I have data on 140 subjects (70 cases and 70 controls) and 200 features (biomarkers). I do not have independent data for external validation.
My aim is to build a prediction model and to internally evaluate its performance through the bootstrap following the approach reported in Regression Modeling Strategies by FE Harrell, 2nd edition. In the book example at page 259 there were only two predictors (age and sex), thus standard logistic regression was used.
The very first step of the validation procedure proposed comprises to fit a logistic model on the original sample and then to compute some quantities such as those reported in the table at page 260 of the book (e.g. intercept and calibration slope, Somers D, etc). The intercept and calibration slope are obtained fitting another logistic model to the original sample including, as covariate, the estimated linear predictor obtained from the previously fitted model including age and sex. Performing this operation you have to obtain an intercept value of 0 and a slope value of 1.
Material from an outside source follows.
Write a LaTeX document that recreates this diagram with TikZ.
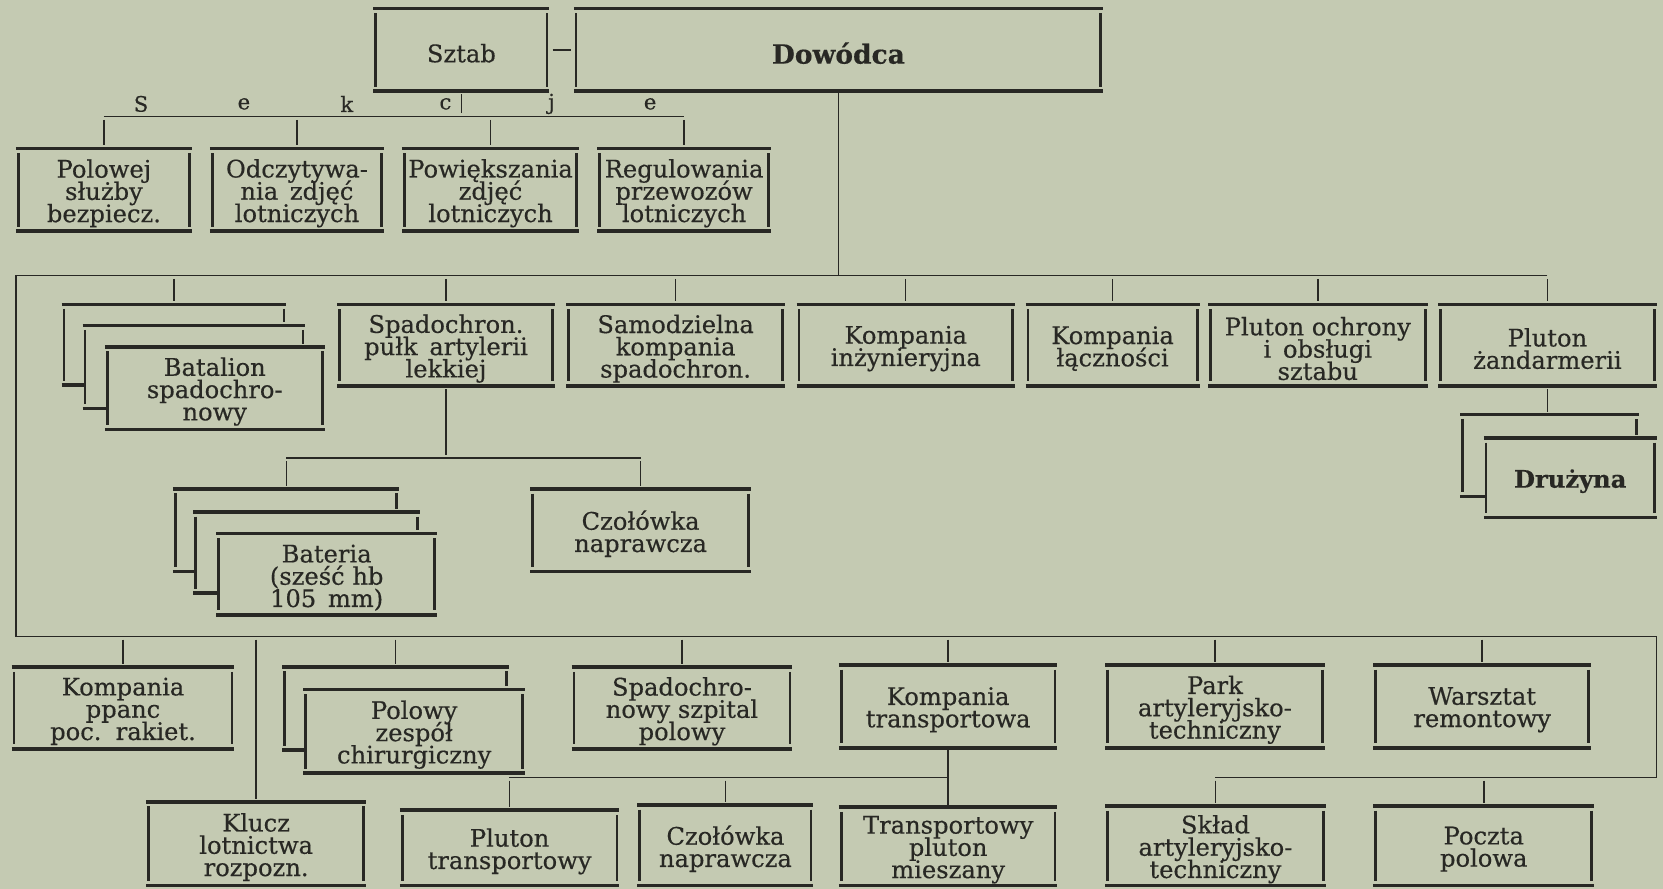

Now, suppose to repeat this same simple step but using in place of standard logistic regression, elastic-net. Thus, I fit the elastic-net model to the original data (for simplicity I set alpha=0.5 and I choose lambda through ten-fold cross-validation - cv): cv.glmnet(x, y, alpha = 0.5, family = “binomial”).
Then I compute the linear predictor and I fit a standard logistic model on the original data including the linear predictor as covariate as described above. In this case the itnercept is different from 0 and the slope is different from 1.
My questions are:
- am I doing something wrong?
- using elastic-net, should the intercept and slope obtained as described above using the original data, be 0 and 1 also in this case?
- performance measures reported in the book, especially those evaluating calibration, can still be used when using variable selection algorithms such as, elastic-net?